A Touch of Character
One of the complementary systems for Inspiration is the addition of Ideals, Bonds, and Flaws to characters. I find that many players would be much more engaged in the acting and improvisation of an RPG experience if they just had a little direction. Players are, in fact, actors, and these tidbits can give even the creator of a character a place to start from when it comes to portraying themselves as their adventurer. Like a good director, DMs and the system itself should give their players the tools to succeed. I believe that emphasizing these attributes in conjunction with the Inspiration system will incentivize players enough to do just that.
I Cast Burning Hands... FOR SCIENCE!
I think this was one of the more subtle changes in this edition, but the description of the areas of area of effect spells is fantastic.
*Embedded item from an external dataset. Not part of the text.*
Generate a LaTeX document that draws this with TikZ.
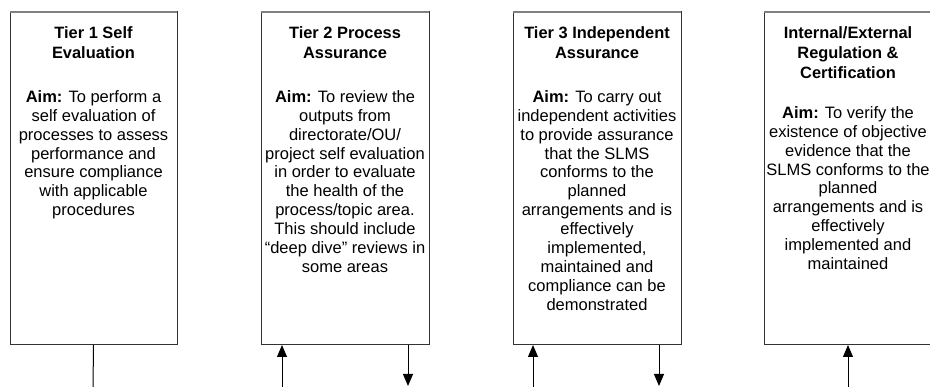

Now it is a geometric description of the area instead of "this is what a 30ft cone looks like in squares" as it was in previous editions. The math nerd in me giggles in delight since I now have good, solid rules to back up a decision of where AoE should reach.
Keeping Up With the Jhessails
For the first time by my observation, the idea of having Lifestyle Expenses in a concrete way is not something I have had in my own games. I really like the idea of characters having a home instead of being vagabonds, both for role-playing opportunity and to give players a sense of belonging to the world. A little drip of gold out of the character's pockets, along with descriptions of where it goes, seems to add even more life to them at the table.
You Are What You Eat (or Don't Eat)
I'm also glad that they have added meaningful and balanced penalties for lack of food, water, and rest to the Basic game. These needs seem to be overlooked in a lot of sessions in which I've played. However, they are a vital part of anyone's life, and the quality of your food, drink, and rest can really have an impact on your health and sharpness in important, even life-threatening, situations.
All of these aspects of D&D Next and more give my team's pursuit of writing a fantasy campaign setting an even better foothold. These rules are innovative and really seem to emphasize the openness of the RPG platform beyond its recent tactical focus. As we saw with 4th edition, over-engineering can be a bad thing. Instead of constantly bloating out the rules, the D&D guys can put more energy towards telling compelling and engaging stories while enriching their own campaign setting with wonder instead of concrete abilities and status modifiers. I'm sure there is much more complexity to come, but for a younger and more general audience, the Basic D&D rules are plenty to chew on as the rest of the books are released.
What do you think? I'm all ears when it comes to your own observations and takeaways.